Israel stock exchange turns to blockchain for securities lending

The Tel Aviv Stock Exchange (TASE) has announced that it will launch a securities lending platform powered by blockchain in late 2020. The platform will allow direct lending among all the major financial instruments.

In its press release, the exchange revealed that it will launch the Central Blockchain Securities Lending Platform on November 2.

The Israeli securities market currently lacks a central lending platform, with securities lending being executed using disjointed inter-bank mechanisms. This hinders its full exploitation to satisfy the potential needs of the economic agents.

TASE believes that the new blockchain platform will transform the securities lending market in the country by enabling direct lending among all major financial instruments. It will give the market participants access to larger securities volumes in shorter timeframes, acting as a “one-stop-shop for all securities lending activities.” Smart contracts will also be integrated, eliminating the need for trusted intermediaries.

The use of blockchain technology will offer traders more confidence in the system, TASE said, in addition to cutting all costs, making the platform more versatile as well as enhancing security.

TASE, the only public stock exchange in Israel, has been testing the platform since March, it revealed. It gave its members access to an initial testing environment, allowing them to adapt their systems as they await the production phase in November.

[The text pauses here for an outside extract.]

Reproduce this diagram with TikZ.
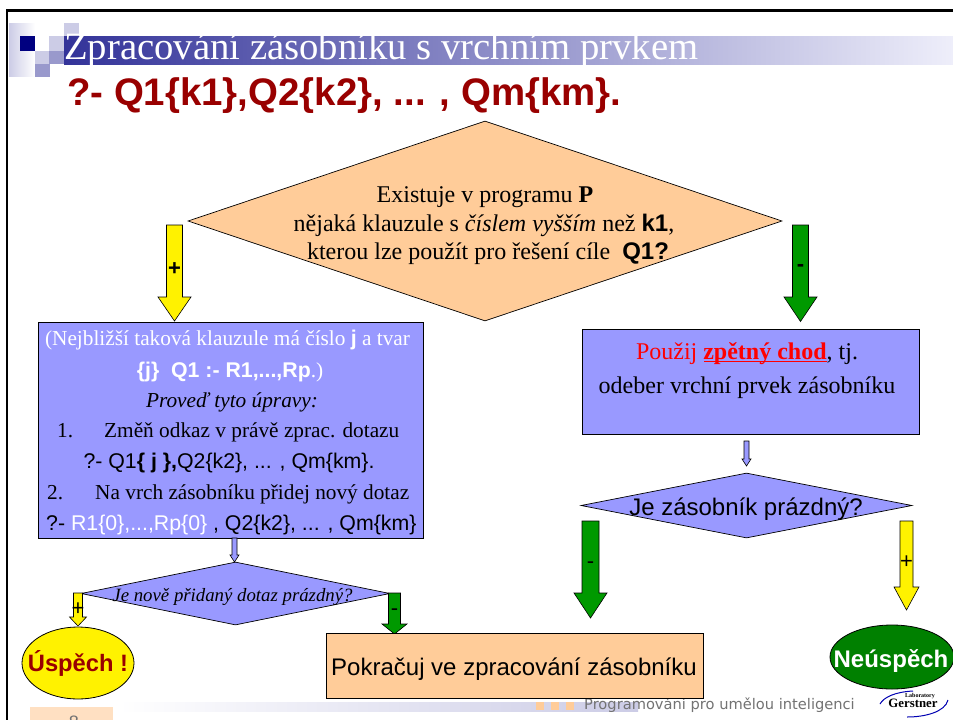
\documentclass[tikz,border=0pt]{standalone}
\usepackage{fontspec}
\setmainfont{Liberation Serif}
\setsansfont{Liberation Sans}
\newfontfamily\footfont{DejaVu Sans}
\usetikzlibrary{shapes.geometric,shadings}
\definecolor{navy}{RGB}{0,0,128}
\definecolor{bluefill}{RGB}{153,153,255}
\definecolor{orangefill}{RGB}{255,204,153}
\definecolor{redtitle}{RGB}{153,0,0}
\definecolor{greenfill}{RGB}{0,128,0}
\definecolor{greenarrow}{RGB}{0,153,0}
\definecolor{palesq}{RGB}{204,204,230}
\definecolor{midsq}{RGB}{153,153,204}
\definecolor{titlebar}{RGB}{51,51,153}
\definecolor{titleend}{RGB}{238,238,250}
\tikzset{
  decision/.style={diamond,draw=black,fill=#1,aspect=2,inner sep=0pt,line width=0.7pt},
  stepbox/.style={rectangle,draw=black,fill=#1,inner sep=0pt,anchor=north west,line width=0.9pt},
  outcome/.style={ellipse,draw=black,fill=#1,inner sep=0pt,line width=0.8pt},
  bigline/.style={inner sep=0pt,anchor=base,font=\fontsize{24}{28}\selectfont},
  leftline/.style={inner sep=0pt,anchor=base,font=\fontsize{21.3}{25}\selectfont},
  leftsans/.style={inner sep=0pt,anchor=base,font=\sffamily\fontsize{21.3}{25}\selectfont},
  sign/.style={inner sep=0pt,font=\sffamily\fontsize{22}{26}\selectfont},
}
% x, top, shaft end, tip, half shaft, half head, colour
\newcommand{\blockarrow}[7]{
  \filldraw[fill=#7,draw=black,line width=0.6pt,line join=miter]
    (#1-#5,#2) -- (#1+#5,#2) -- (#1+#5,#3) -- (#1+#6,#3) -- (#1,#4)
    -- (#1-#6,#3) -- (#1-#5,#3) -- cycle;
}
\begin{document}
\begin{tikzpicture}[x=1pt,y=-1pt]
  \useasboundingbox (0,0) rectangle (953,720);
  \fill[white] (0,0) rectangle (953,720);
  \draw[black,line width=2.5pt] (7,720) -- (7,10.5) -- (953,10.5);

  % title decoration
  \shade[left color=palesq,right color=white] (9,23) rectangle (35,76);
  \fill[navy] (20,36) rectangle (35,51);
  \fill[palesq] (64,23) rectangle (79,36);
  \fill[palesq] (49,36) rectangle (64,51);
  \fill[midsq] (49,51) rectangle (64,64);
  \fill[palesq] (35,51) rectangle (49,64);
  \fill[midsq] (35,64) rectangle (50,77);
  \shade[left color=titlebar,right color=titleend] (64,36) rectangle (953,64);
  \node[anchor=base west,inner sep=0pt,text=white,font=\fontsize{38.7}{44}\selectfont] (title) at (64,59) {Zpracování zásobníku s vrchním prvkem};
  \node[anchor=base west,inner sep=0pt,text=redtitle,font=\sffamily\bfseries\fontsize{38.4}{44}\selectfont] (query) at (67,105) {?- Q1\{k1\},Q2\{k2\}, ... , Qm\{km\}.};

  % top question
  \node[decision=orangefill,minimum width=594pt,minimum height=200pt] (ask) at (485,221) {};
  \node[bigline] (ask1) at (485,202) {Existuje v programu \textbf{P}};
  \node[bigline] (ask2) at (484,231) {nějaká klauzule s \textit{číslem vyšším} než {\sffamily\bfseries k1},};
  \node[bigline] (ask3) at (488,259) {kterou lze použít pro řešení cíle\ \ {\sffamily\bfseries Q1?}};
  \blockarrow{174.5}{225}{297}{321}{8}{16.5}{yellow}
  \node[sign,font=\sffamily\bfseries\fontsize{22}{26}\selectfont] (askyes) at (174.5,269) {+};
  \blockarrow{800.5}{225}{297}{321.5}{8}{16.5}{greenarrow}
  \node[sign,font=\sffamily\bfseries\fontsize{22}{26}\selectfont] (askno) at (800.5,268) {-};

  % left branch
  \node[stepbox=bluefill,minimum width=385pt,minimum height=216pt] (apply) at (38,322) {};
  \node[leftline,text=white] (a1) at (227.5,345) {(Nejbližší taková klauzule má číslo {\sffamily\bfseries j} a tvar};
  \node[leftline,text=white] (a2) at (230,377) {{\sffamily\bfseries \{j\}\ \ Q1 :- R1,...,Rp}.)};
  \node[leftline] (a3) at (232,407) {\textit{Proveď tyto úpravy:}};
  \node[leftline,anchor=base west] (a4a) at (57,437) {1.};
  \node[leftline,anchor=base west] (a4b) at (104,437) {Změň odkaz v právě zprac. dotazu};
  \node[leftsans] (a5) at (229,468) {?- Q1{\bfseries\{ j \},}Q2\{k2\}, ... , Qm\{km\}.};
  \node[leftline,anchor=base west] (a6a) at (47,499) {2.};
  \node[leftline,anchor=base west] (a6b) at (95,499) {Na vrch zásobníku přidej nový dotaz};
  \node[leftsans,anchor=base west] (a7) at (46,530) {?- \textcolor{white}{R1\{0\},...,Rp\{0\}} , Q2\{k2\}, ... , Qm\{km\}};

  \blockarrow{234.5}{538}{555}{562}{2.5}{4.5}{bluefill}
  \node[decision=bluefill,minimum width=309pt,minimum height=63pt] (added) at (235.5,593.5) {};
  \node[inner sep=0pt,anchor=base,font=\itshape\fontsize{18.8}{22}\selectfont] (addedq) at (232.5,601) {Je nově přidaný dotaz prázdný?};
  \blockarrow{78}{593}{617}{626}{4.5}{8.5}{yellow}
  \node[sign] (addedyes) at (78,609) {+};
  \blockarrow{394.5}{593}{624}{634}{6}{12.5}{greenarrow}
  \node[sign] (addedno) at (394.5,612) {-};
  \node[outcome=yellow,minimum width=112pt,minimum height=72pt] (success) at (78,663) {};
  \node[inner sep=0pt,anchor=base,text=redtitle,font=\sffamily\bfseries\fontsize{23.7}{27}\selectfont] (successt) at (78,671) {Úspěch !};

  % footer
  \shade[left color=white,right color=palesq] (118,702) rectangle (638,711);
  \foreach \i in {536,551,566}
    \fill[orangefill] (\i,702) rectangle (\i+8,710);
  \node[anchor=base west,inner sep=0pt,text=black!55,font=\footfont\fontsize{14.65}{16}\selectfont] (course) at (584,709) {Programování pro umělou inteligenci};
  \fill[orangefill!60] (30,707) rectangle (113,720);
  \begin{scope}
    \clip (0,0) rectangle (953,720);
    \node[inner sep=0pt,text=black!55,font=\sffamily\fontsize{18}{20}\selectfont] (pageno) at (74,722) {8};
  \end{scope}

  % continue box
  \node[stepbox=orangefill,minimum width=377pt,minimum height=65pt] (goon) at (326,633) {};
  \node[inner sep=0pt,anchor=base,font=\sffamily\fontsize{24}{28}\selectfont] (goont) at (514,675) {Pokračuj ve zpracování zásobníku};

  % right branch
  \node[stepbox=bluefill,minimum width=337pt,minimum height=105pt] (back) at (582,329) {};
  \node[bigline] (b1) at (747,359) {\textcolor{red}{Použij \textbf{zpětný chod}}, tj.};
  \draw[red,line width=1.8pt] (704,361.5) -- (827,361.5);
  \node[bigline] (b2) at (747,393) {odeber vrchní prvek zásobníku};
  \blockarrow{746.5}{441}{459}{466}{2.5}{4.5}{bluefill}
  \node[decision=bluefill,minimum width=331pt,minimum height=65pt] (empty) at (746.5,505.5) {};
  \node[inner sep=0pt,anchor=base,font=\sffamily\fontsize{24}{28}\selectfont] (emptyq) at (746,515) {Je zásobník prázdný?};
  \blockarrow{590.5}{521}{593}{618}{8.5}{16.5}{greenarrow}
  \node[sign] (emptyno) at (590.5,565) {-};
  \blockarrow{906.5}{521}{587}{610}{6.5}{12.5}{yellow}
  \node[sign] (emptyyes) at (906.5,562) {+};
  \node[outcome=greenfill,minimum width=124pt,minimum height=64pt] (fail) at (892,657) {};
  \node[inner sep=0pt,anchor=base,text=white,font=\sffamily\bfseries\fontsize{24}{27}\selectfont] (failt) at (891,667) {Neúspěch};

  % logo
  \node[inner sep=0pt,font=\bfseries\fontsize{12.8}{14}\selectfont] (logo) at (913,703) {Gerstner};
  \node[inner sep=0pt,font=\bfseries\fontsize{6}{7}\selectfont] (logotop) at (920,696) {Laboratory};
  \draw[blue!70!black,line width=1pt] (880,704) .. controls (884,697) and (895,692) .. (913,691);
  \draw[blue!70!black,line width=1pt] (907,717) .. controls (925,717) and (945,712) .. (948,700);
\end{tikzpicture}
\end{document}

Orly Grinfeld, the Head of Clearing at the exchange lauded the platform, stating, “The blockchain technology will present a new level of safety for securities lending and will support growth for transactions based on this new platform. TASE is a global financial innovation leader, and strategically pursues the technological advancement of the capital market.”

TASE becomes the latest stock exchange to integrate blockchain technology as the securities industry continues to embrace the technology. Nasdaq was one of the earliest adopters, first using blockchain on its secondary market to ensure the secure issuance and transfer of shares for privately-held companies.

Other exchanges have followed in Nasdaq’s footsteps, with the Toronto Stock Exchange, the Deutsche Börse, the Tokyo Stock Exchange, the Indian Securities Exchange Board and the Australian Stock Exchange all in various stages of research and implementation of the technology.